Kämpfte ich im Bosskampf mit Rudi Jäger alberner Weise noch bzw. nur um die Ehre seines verstorbenen Köters, geht es in der Helga von Schapps-Geschichte dramatischer zu. Nazi-Zombies vor brennender Kulisse mit obligatorischem Zeppelin und kombiniert mit geheimen Artefakten sowie einer verrückten Wissenschaftlerin können am Ende nichts Gutes ergeben. Sofern sich nicht BJ Blazkowicz der Geschichte annimmt und das tut er natürlich auf seine konsequente Art. Spielerisch sinken die Ansprüche im Vergleich zur ersten Kampagne, denn Stealth und Taktik spielen nun gar keine Rolle mehr. Es geht einfach nur ums Ballern. Fertig, aus. Da gibt´s aus meiner Sicht nichts dran zu meckern. Die Cut Scenes mit Helga von Schapps sind wunderbar „drüber“, die okkulte Nazi-Endzeit-Stimmung packte mich und eigentlich würde ich nur jubilieren, wenn es nicht den ollen finalen Bosskampf gäbe. Da brauche ich gar nicht eine einzige Sekunde lang in Richtung Bloodborne zu schielen, um hier den Daumen zu senken. Uninspiriert, simpel und lahm geht es auf den allerletzten Metern zu – wie in so vielen Shootern, leider.
An anderer Stelle bekommt The Old Blood doch noch am Ende die Kurve. Die Überleitung zu The New Order gelingt wunderbar. Eigentlich sogar so gut, dass ich damit beinahe direkt noch einmal losgelegt hätte, wenn nicht so einige andere Spiele noch gespielt werden wollen. Wobei rein genretechnisch The Old Blood die Latte sehr hoch gelegt hat. Mag The New Order als Spiel kompletter sein und der Wolfenstein-Serie gut getan haben, ist ein moderner Rückgriff auf den reinen Shooter-Kern eine hervorragend umgesetzte Idee. Dass sie heutzutage noch (profitabel) funktioniert, bewies letztes Jahr schon Sniper Elite 3 eindrucksvoll – wobei The Old Blood dem Wüsten-Shooter-Porno vom Humor über die Technik bis zu den Actionpassagen in allem weit überlegen ist. Ganz zu schweigen von der Spielwelt. Wie das normale Leben von Leuten wie Traudl und Gustl mal war, bevor alles zusammenbrach, das interessiert sonst kaum einen Entwickler von Shootern, gehört bei Wolfenstein aber zur gepflegten Tradition. Das erhebt die Serie weit über seine Konkurrenz und es ist schön zu sehen, dass mit Wolfenstein auch heutzutage noch respektvoll und auf höchstem Level experimentiert wird.

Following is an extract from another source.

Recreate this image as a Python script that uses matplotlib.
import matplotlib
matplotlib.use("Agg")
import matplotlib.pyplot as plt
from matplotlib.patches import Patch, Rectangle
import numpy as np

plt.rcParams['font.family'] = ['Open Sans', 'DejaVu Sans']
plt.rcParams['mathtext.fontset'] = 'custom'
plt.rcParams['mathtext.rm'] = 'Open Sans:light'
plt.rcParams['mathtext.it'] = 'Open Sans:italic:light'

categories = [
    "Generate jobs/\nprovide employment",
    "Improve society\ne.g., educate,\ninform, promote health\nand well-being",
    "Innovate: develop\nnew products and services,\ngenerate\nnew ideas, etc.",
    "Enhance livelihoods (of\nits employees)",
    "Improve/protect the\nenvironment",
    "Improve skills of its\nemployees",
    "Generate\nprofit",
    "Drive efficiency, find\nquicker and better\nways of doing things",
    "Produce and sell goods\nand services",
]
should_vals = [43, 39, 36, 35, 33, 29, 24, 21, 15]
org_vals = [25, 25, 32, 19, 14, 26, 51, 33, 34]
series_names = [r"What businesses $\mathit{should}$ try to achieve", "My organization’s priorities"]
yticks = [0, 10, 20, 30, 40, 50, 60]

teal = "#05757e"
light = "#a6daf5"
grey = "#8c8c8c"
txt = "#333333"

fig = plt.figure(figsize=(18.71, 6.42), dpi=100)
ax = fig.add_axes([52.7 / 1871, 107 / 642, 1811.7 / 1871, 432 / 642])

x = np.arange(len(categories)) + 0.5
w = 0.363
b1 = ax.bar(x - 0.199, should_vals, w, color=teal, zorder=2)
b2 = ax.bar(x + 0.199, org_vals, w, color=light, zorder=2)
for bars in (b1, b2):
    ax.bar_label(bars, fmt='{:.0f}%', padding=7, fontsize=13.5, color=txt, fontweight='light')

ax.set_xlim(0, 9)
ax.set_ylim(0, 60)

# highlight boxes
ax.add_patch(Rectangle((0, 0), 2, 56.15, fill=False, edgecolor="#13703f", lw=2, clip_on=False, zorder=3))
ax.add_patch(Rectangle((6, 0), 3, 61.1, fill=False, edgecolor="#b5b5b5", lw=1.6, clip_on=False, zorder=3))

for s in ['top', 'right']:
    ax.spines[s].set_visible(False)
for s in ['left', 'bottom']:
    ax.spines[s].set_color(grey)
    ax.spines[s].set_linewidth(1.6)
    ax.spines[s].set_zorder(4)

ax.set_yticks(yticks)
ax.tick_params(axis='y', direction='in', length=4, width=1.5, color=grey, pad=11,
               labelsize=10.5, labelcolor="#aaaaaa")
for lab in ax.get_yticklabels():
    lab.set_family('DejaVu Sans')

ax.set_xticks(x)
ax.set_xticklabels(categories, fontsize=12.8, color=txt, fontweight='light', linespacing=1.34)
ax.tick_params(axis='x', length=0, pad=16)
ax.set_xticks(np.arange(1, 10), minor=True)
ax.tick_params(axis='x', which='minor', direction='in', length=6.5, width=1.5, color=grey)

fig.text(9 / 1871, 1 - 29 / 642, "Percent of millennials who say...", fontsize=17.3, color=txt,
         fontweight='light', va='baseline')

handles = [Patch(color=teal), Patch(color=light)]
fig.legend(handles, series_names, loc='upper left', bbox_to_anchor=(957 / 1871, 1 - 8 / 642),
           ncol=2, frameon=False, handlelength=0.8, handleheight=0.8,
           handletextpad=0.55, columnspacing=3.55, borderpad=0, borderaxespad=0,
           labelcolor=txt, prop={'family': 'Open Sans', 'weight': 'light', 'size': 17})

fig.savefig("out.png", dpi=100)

*Kleiner Ausflug am Rande: Die Zensur-Geschichte mit dem „Regime“ schenke ich mir ab jetzt einfach mal. Beim Spielstart fühlte ich mich kurz diskriminiert, weil mir der liebe Gesetzgeber verbietet auf Nazis zu schießen – aber dann zückte ich die Knarre und ballerte mir den Weg frei. Was soll´s. Und natürlich bleiben die Nazis auch in der deutschen Version Nazis, ganz gleich ob das Hakenkreuz durch ein „W“ ersetzt wird oder nicht.
2 Kommentare
Ich bin etwas zwiegespalten:
Einerseits bekommt man für die 20 Tacken klasse FPS-Futter für 8-10 Stunden. Es ist zudem eine schöne Hommage an die älteren Serien-Teile (ich meine nicht die Wolfenstein 3D-Traumsequenzen, sondern die direkten Bezüge auf Return to Castle Wolfenstein (2001) und Wolfenstein (2008)). Und die Überleitung des Endes zum Anfang von TNO ist auch gelungen.

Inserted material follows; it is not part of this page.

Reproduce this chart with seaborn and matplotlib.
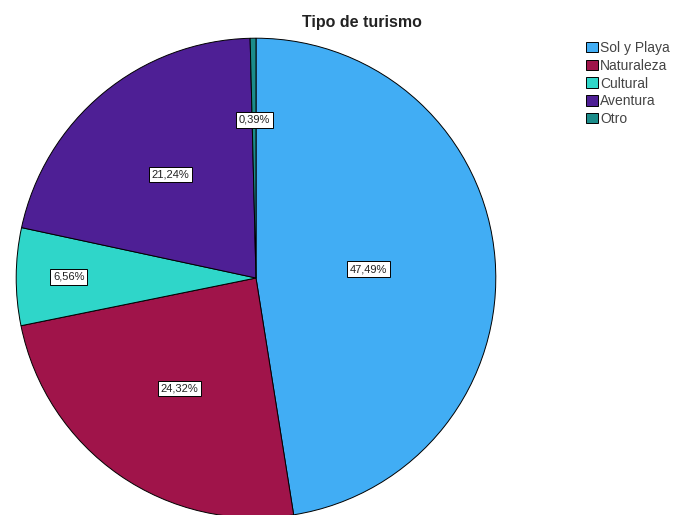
import matplotlib
matplotlib.use("Agg")
import matplotlib.pyplot as plt
import seaborn as sns
import numpy as np

categories = ["Sol y Playa", "Naturaleza", "Cultural", "Aventura", "Otro"]
values = [47.49, 24.32, 6.56, 21.24, 0.39]
colors = ["#41adf4", "#a0144a", "#2fd6c9", "#4e1f95", "#1b8c8a"]
label_r = [0.47, 0.56, 0.78, 0.56, 0.66]

sns.set_theme(style="white")
plt.rcParams['font.family'] = ['Liberation Sans', 'DejaVu Sans']

fig = plt.figure(figsize=(6.76, 5.15), dpi=100)
ax = fig.add_axes([15/676, -4/515, 482/676, 482/515])
wedges, _ = ax.pie(values, colors=colors, startangle=90, counterclock=False,
                   radius=1, wedgeprops=dict(edgecolor="black", linewidth=0.7))
ax.set_xlim(-1.005, 1.005)
ax.set_ylim(-1.005, 1.005)
ax.set_aspect("equal")
ax.axis("off")

for w, v, r in zip(wedges, values, label_r):
    ang = np.deg2rad((w.theta1 + w.theta2) / 2)
    ax.text(r*np.cos(ang), r*np.sin(ang), f"{v:.2f}%".replace(".", ","),
            ha="center", va="center", fontsize=8, color="#222222",
            bbox=dict(boxstyle="square,pad=0.25", facecolor="white", edgecolor="black", linewidth=0.7))

fig.text(362/676, 1 - 23/515, "Tipo de turismo", ha="center", va="center",
         fontsize=11.5, fontweight="bold", color="#222222")

fig.legend(wedges, categories, loc="upper left", bbox_to_anchor=(586/676, 1 - 41/515),
           frameon=False, fontsize=10, handlelength=0.85, handleheight=0.8,
           handletextpad=0.15, labelspacing=0.27, borderpad=0, borderaxespad=0,
           labelcolor="#444444")

fig.savefig("out.png", dpi=100)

Andererseits fehlen The Old Blood einige Aspekte, die TNO so großartig machten, insbesondere die coole Story und die liebevoll ausgeschmückte Welt.
Unterm Strich sollte man TOB definitiv nicht verpassen, darf aber nicht erwarten, etwas auf dem extrem hohen Niveau von TNO zu bekommen.